→ Directive
Could the lines from the start of the data through the line with "(d4top) -- (d4bot);" be set down exactly, with no pictures among them?

→ Given data
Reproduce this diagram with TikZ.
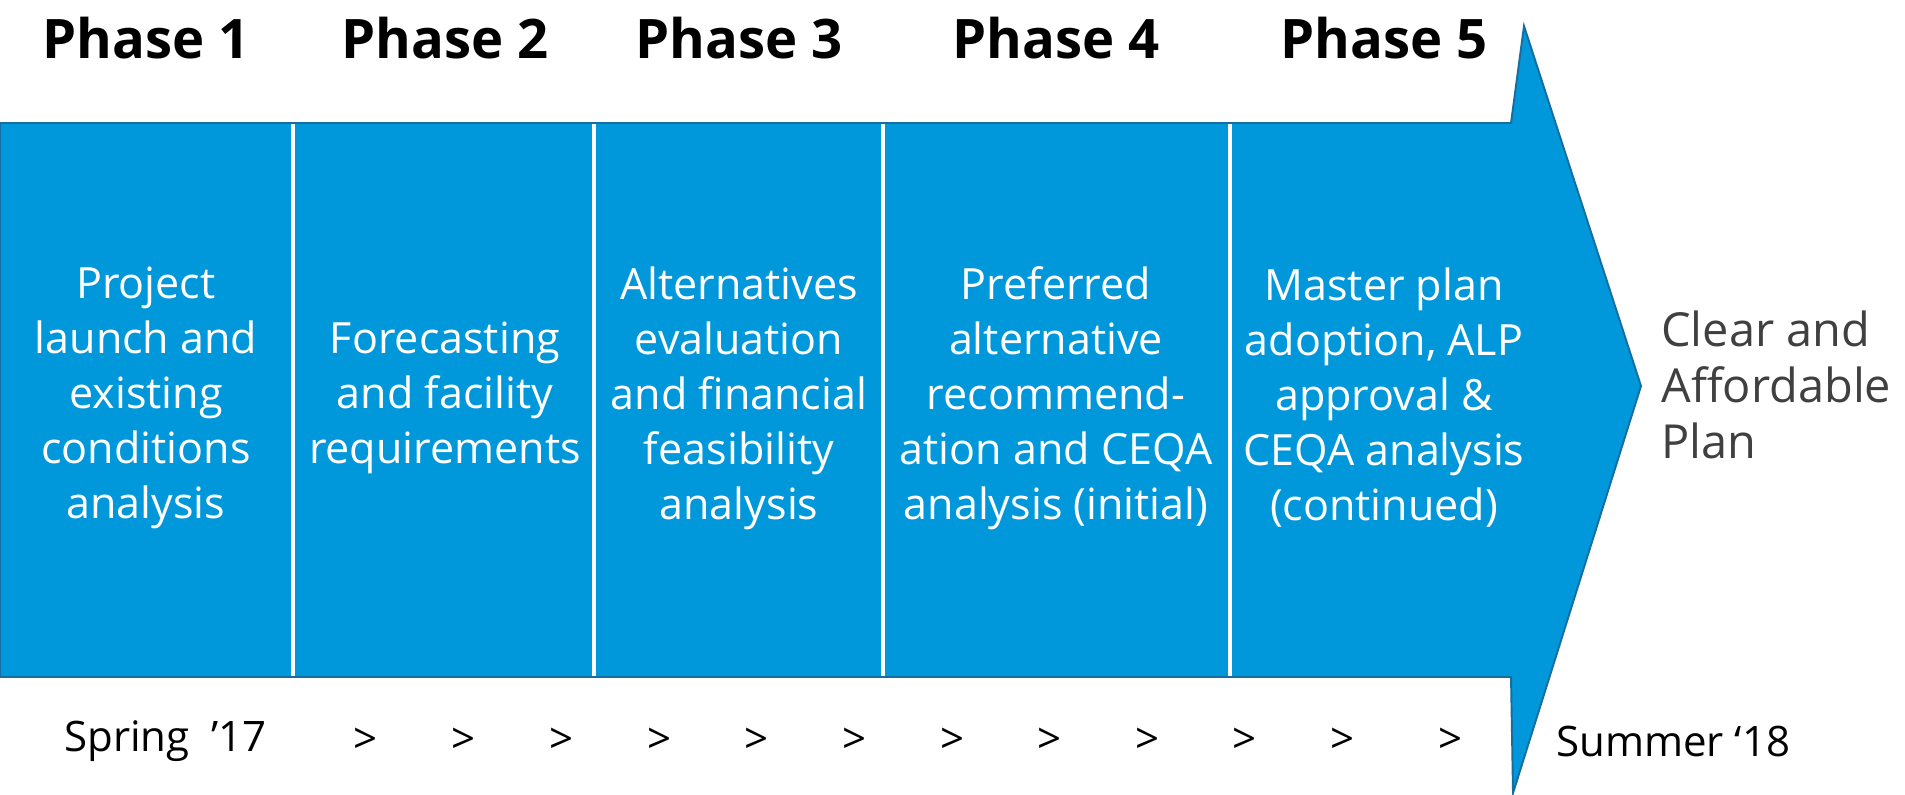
\documentclass[tikz,border=0pt]{standalone}
\usepackage{fontspec}
\setmainfont{Open Sans}
\usetikzlibrary{positioning}

\definecolor{phaseblue}{RGB}{0,152,218}
\definecolor{edgeblue}{RGB}{22,110,160}
\definecolor{plangray}{RGB}{64,64,64}

\begin{document}
\begin{tikzpicture}
[x=0.02cm, y=-0.02cm,
 phase/.style={font=\fontsize{31}{36}\selectfont\bfseries, inner sep=0pt},
 task/.style={font=\fontsize{24.5}{31.3}\selectfont, text=white, align=center, inner sep=0pt},
 date/.style={font=\fontsize{23.9}{28}\selectfont, inner sep=0pt},
 tick/.style={font=\fontsize{23.9}{28}\selectfont, inner sep=0pt},
 divider/.style={white, line width=1.8pt}
]
\useasboundingbox (0,0) rectangle (1905,794);

% big arrow
\filldraw[fill=phaseblue, draw=edgeblue, line width=1.1pt]
  (0,123) -- (1511,123) -- (1524,26) -- (1641,386) -- (1513,793) -- (1511,677) -- (0,677) -- cycle;

\coordinate (d1top) at (293,124); \coordinate (d1bot) at (293,676);
\coordinate (d2top) at (594,124); \coordinate (d2bot) at (594,676);
\coordinate (d3top) at (883,124); \coordinate (d3bot) at (883,676);
\coordinate (d4top) at (1230,124); \coordinate (d4bot) at (1230,676);
\draw[divider] (d1top) -- (d1bot);
\draw[divider] (d2top) -- (d2bot);
\draw[divider] (d3top) -- (d3bot);
\draw[divider] (d4top) -- (d4bot);

% phase headings
\node[phase] (ph1) at (146,38) {Phase 1};
\node[phase] (ph2) at (445,38) {Phase 2};
\node[phase] (ph3) at (739,38) {Phase 3};
\node[phase] (ph4) at (1056,38) {Phase 4};
\node[phase] (ph5) at (1384,38) {Phase 5};

% phase contents
\node[task] (launch) at (146,398) {Project\\launch and\\existing\\conditions\\analysis};
\node[task] (forecast) at (445,398) {Forecasting\\and facility\\requirements};
\node[task] (alts) at (739,398) {Alternatives\\evaluation\\and financial\\feasibility\\analysis};
\node[task] (preferred) at (1056,398) {Preferred\\alternative\\recommend-\\ation and CEQA\\analysis (initial)};
\node[task] (adoption) at (1384,398) {Master plan\\adoption, ALP\\approval \&\\CEQA analysis\\(continued)};

\node[font=\fontsize{26.7}{31.9}\selectfont, text=plangray, align=left, anchor=west, inner sep=0pt]
  (plan) at (1661,385) {Clear and\\Affordable\\Plan};

% timeline
\node[date, anchor=west] (spring) at (64,741) {Spring\ \ ’17};
\node[tick] (gt1) at (365,741) {>};
\node[tick] (gt2) at (463,741) {>};
\node[tick] (gt3) at (561,741) {>};
\node[tick] (gt4) at (659,741) {>};
\node[tick] (gt5) at (756,741) {>};
\node[tick] (gt6) at (854,741) {>};
\node[tick] (gt7) at (952,741) {>};
\node[tick] (gt8) at (1049,741) {>};
\node[tick] (gt9) at (1147,741) {>};
\node[tick] (gt10) at (1244,741) {>};
\node[tick] (gt11) at (1342,741) {>};
\node[tick] (gt12) at (1450,741) {>};
\node[date, anchor=west] (summer) at (1556,741) {Summer ‘18};
\end{tikzpicture}
\end{document}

→ Reply to the exercise
Reproduce this diagram with TikZ.
\documentclass[tikz,border=0pt]{standalone}
\usepackage{fontspec}
\setmainfont{Open Sans}
\usetikzlibrary{positioning}

\definecolor{phaseblue}{RGB}{0,152,218}
\definecolor{edgeblue}{RGB}{22,110,160}
\definecolor{plangray}{RGB}{64,64,64}

\begin{document}
\begin{tikzpicture}
[x=0.02cm, y=-0.02cm,
 phase/.style={font=\fontsize{31}{36}\selectfont\bfseries, inner sep=0pt},
 task/.style={font=\fontsize{24.5}{31.3}\selectfont, text=white, align=center, inner sep=0pt},
 date/.style={font=\fontsize{23.9}{28}\selectfont, inner sep=0pt},
 tick/.style={font=\fontsize{23.9}{28}\selectfont, inner sep=0pt},
 divider/.style={white, line width=1.8pt}
]
\useasboundingbox (0,0) rectangle (1905,794);

% big arrow
\filldraw[fill=phaseblue, draw=edgeblue, line width=1.1pt]
  (0,123) -- (1511,123) -- (1524,26) -- (1641,386) -- (1513,793) -- (1511,677) -- (0,677) -- cycle;

\coordinate (d1top) at (293,124); \coordinate (d1bot) at (293,676);
\coordinate (d2top) at (594,124); \coordinate (d2bot) at (594,676);
\coordinate (d3top) at (883,124); \coordinate (d3bot) at (883,676);
\coordinate (d4top) at (1230,124); \coordinate (d4bot) at (1230,676);
\draw[divider] (d1top) -- (d1bot);
\draw[divider] (d2top) -- (d2bot);
\draw[divider] (d3top) -- (d3bot);
\draw[divider] (d4top) -- (d4bot);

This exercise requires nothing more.